Publié le Mercredi 1 mai 2024 à 09h00.

La course aux métaux : écologiquement irresponsable

Les besoins en métaux de tous les secteurs industriels sont immenses. Le contrôle de leur production est devenu un enjeu géopolitique. L’exploitation minière devient un impératif d’intérêt public majeur. 

 

Le capitalisme avait su rendre l’activité minière invisible en délocalisant la plupart des mines. Aujourd’hui, la relance minière (dans les anciennes mines) et l’industrialisation de nouveaux territoires remettent sur le devant de la scène leurs effets destructeurs.

L’extraction et la transformation de ressources naturelles — combustibles fossiles, métaux, biomasse, sable —contribuent à la triple crise de la nature, de la pollution et des déchets. Les impacts (au Sud) et les usages (au Nord) sont profondément inégalitaires.

La fuite en avant au nom de la transition

Mais groupes miniers et gouvernements ont écrit un nouveau récit justifiant cette ruée extractiviste ample et brutale. Réussir la « transition énergétique » nécessiterait une électrification complète de la société (voitures, batteries, éoliennes, panneaux photovoltaïques, des milliers de kilomètres de câbles) et une numérisation généralisée, baptisée « dématérialisation » : 5G, bientôt 6G, objets connectés (14 milliards vendus en 2022), smartphones (7 milliards d’humains en possèdent et les renouvellent tous les deux ans), développement irraisonné de l’­« ­intelligence artificielle ». 

Cette fuite en avant nécessite de gigantesques quantités de métaux (60 métaux rares dans un smartphone, 70 kg de matières nécessaires sur toute la vie de l’objet), la fabrication de « puces » (consommant et polluant plus de 200 litres d’eau par seconde), la circulation et le stockage des données dans des data centers (mobilisant eau et ­électricité pour les refroidir).

Les mines au secours du climat ?

« Des mines pour sauver la planète » est devenu le slogan d’une gigantesque opération de greenwashing ! Ce qui est en jeu, c’est la poursuite de la croissance de tous les secteurs industriels (aéronautique, armement, construction, transport, agrobusiness…).
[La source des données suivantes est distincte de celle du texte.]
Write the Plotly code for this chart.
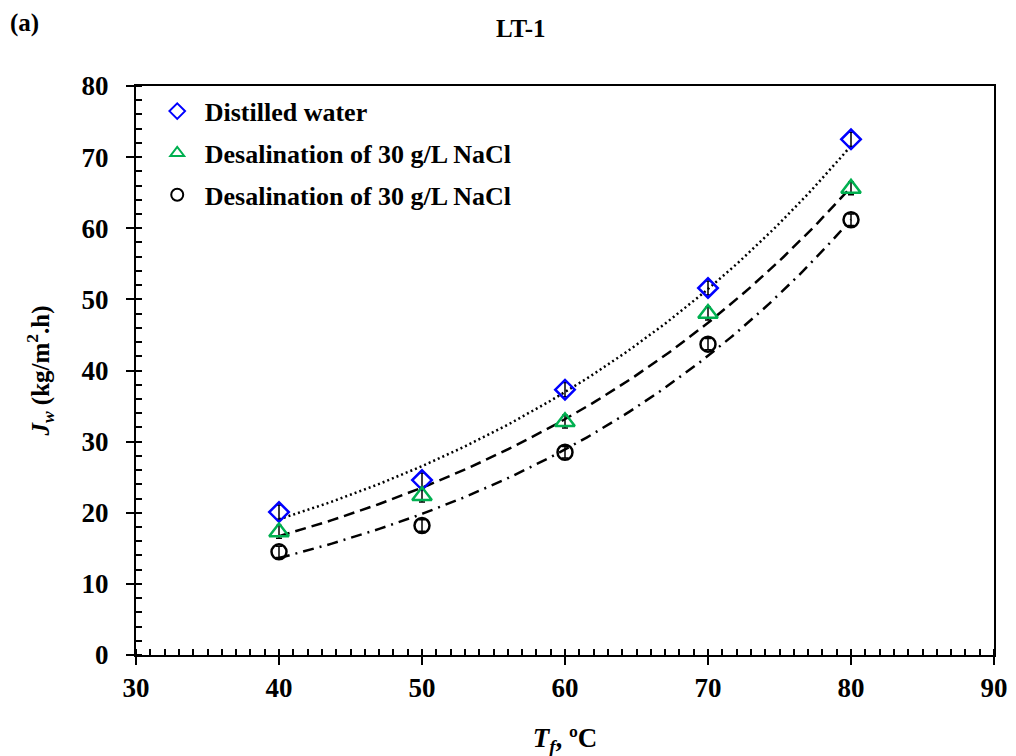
import numpy as np
import plotly.graph_objects as go

temps = [40, 50, 60, 70, 80]
distilled = [20.1, 24.6, 37.3, 51.6, 72.5]
distilled_err = [1.0, 1.0, 1.0, 1.0, 1.0]
nacl_a = [17.3, 22.4, 32.8, 48.0, 65.6]
nacl_a_err = [0.9, 0.9, 0.9, 0.9, 0.9]
nacl_b = [14.5, 18.2, 28.5, 43.7, 61.2]
nacl_b_err = [0.8, 0.8, 0.8, 0.8, 0.8]

names = ["Distilled water", "Desalination of 30 g/L NaCl", "Desalination of 30 g/L NaCl"]
symbols = ["diamond-open", "triangle-up-open", "circle-open"]
sizes = [15, 17, 15]
colors = ["#0000FF", "#00B050", "#000000"]
dashes = ["2px,3px", "11px,6px", "11px,6px,2px,6px"]

FONT = "Liberation Serif"

fig = go.Figure()

series = [(distilled, distilled_err), (nacl_a, nacl_a_err), (nacl_b, nacl_b_err)]

# exponential trend lines (least squares on log values, like a spreadsheet trendline)
xs = np.linspace(min(temps), max(temps), 120)
for (vals, _), dash in zip(series, dashes):
    b, lna = np.polyfit(temps, np.log(vals), 1)
    fig.add_trace(go.Scatter(x=xs, y=np.exp(lna) * np.exp(b * xs), mode="lines",
                             line=dict(color="black", width=2.5, dash=dash),
                             showlegend=False, hoverinfo="skip"))

for i, ((vals, err), name, sym, sz, col) in enumerate(zip(series, names, symbols, sizes, colors)):
    fig.add_trace(go.Scatter(
        x=temps, y=vals, mode="markers", name=name, legendgroup=f"g{i}",
        marker=dict(symbol=sym, size=sz, color=col, line=dict(width=2.5, color=col)),
        error_y=dict(type="data", array=err, visible=True, color="black", thickness=1.5, width=3),
    ))

axis_common = dict(
    showline=True, linecolor="black", linewidth=2, mirror=True,
    showgrid=False, zeroline=False,
    ticks="outside", ticklen=8, tickwidth=2, tickcolor="black",
    tickfont=dict(family=FONT, size=27, color="black", weight="bold"),
)

fig.update_xaxes(
    range=[30, 90], tick0=30, dtick=10,
    minor=dict(ticks="inside", dtick=1, ticklen=6, tickwidth=1.5, tickcolor="black"),
    title=dict(text="<i>T</i><sub><i>f</i></sub>, ºC",
               font=dict(family=FONT, size=27, color="black", weight="bold"), standoff=26),
    **axis_common,
)
fig.update_yaxes(
    range=[0, 80], tick0=0, dtick=10,
    minor=dict(ticks="inside", dtick=2, ticklen=6, tickwidth=1.5, tickcolor="black"),
    title=dict(text="<i>J</i><sub><i>w</i></sub> (kg/m<sup>2</sup>.h)",
               font=dict(family=FONT, size=25, color="black", weight="bold"), standoff=25),
    ticklabelstandoff=12,
    **axis_common,
)

fig.update_layout(
    width=1016, height=756,
    paper_bgcolor="white", plot_bgcolor="white",
    margin=dict(l=128, r=30, t=78, b=109),
    legend=dict(x=0.016, y=0.997, xanchor="left", yanchor="top",
                font=dict(family=FONT, size=26, color="black", weight="bold"),
                bgcolor="rgba(0,0,0,0)", tracegroupgap=5, itemsizing="constant",
                itemwidth=45),
    font=dict(family=FONT, color="black"),
    annotations=[
        dict(text="(a)", xref="paper", yref="paper", x=-0.149, y=1.11,
             xanchor="left", yanchor="middle", showarrow=False,
             font=dict(family=FONT, size=25, color="black", weight="bold")),
        dict(text="LT-1", xref="paper", yref="paper", x=0.449, y=1.101,
             xanchor="center", yanchor="middle", showarrow=False,
             font=dict(family=FONT, size=25, color="black", weight="bold")),
    ],
)

fig.write_html("out.html")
Leur prétendue « transition énergétique » devient le paravent qui masque la poursuite de la croissance capitaliste à tout prix !

Pour Célia Izoard qui vient de publier La ruée minière au XXIe siècle1, « la mine est l’épicentre de l’accumulation par dépossession ». Les mines géantes dévorent à grande vitesse l’eau, l’air, la terre, la faune et la flore. « Pour les entreprises du secteur, les conflits environnementaux sont le principal facteur de risque de l’activité minière, bien loin devant la gestion de la main-d’œuvre ou les coûts de production ».

Pas de mines responsables

Symbole du capitalisme extractiviste et colonial, l’activité minière est aujourd’hui le lieu d’une opération de mystification. L’ouverture de mines en Europe ne ralentira pas le développement de mines ailleurs.

De « meilleures » normes environnementales n’empêcheront ni les lacs de résidus miniers, ni la pollution ou la contamination des eaux, ni les sécheresses ou les atteintes à la biodiversité. Il n’y aura pas de mines durables et responsables.

Électrifier le système énergétique mondial, numériser nos vies ne supprimera pas les émissions de carbone, au contraire. Réduire notre dépendance aux métaux est aussi indispensable ­qu’abandonner les énergies fossiles. 

« On ne peut miser sur les énergies renouvelables qu’en réduisant drastiquement la production et la consommation. Et cela nécessite des bouleversements majeurs que les élites du capitalisme mondialisé refusent de faire. »

  • 1. Célia Izoard, La ruée minière au XXIe siècle, Enquête sur les métaux à l’ère de la transition, Éditions du Seuil, 2024.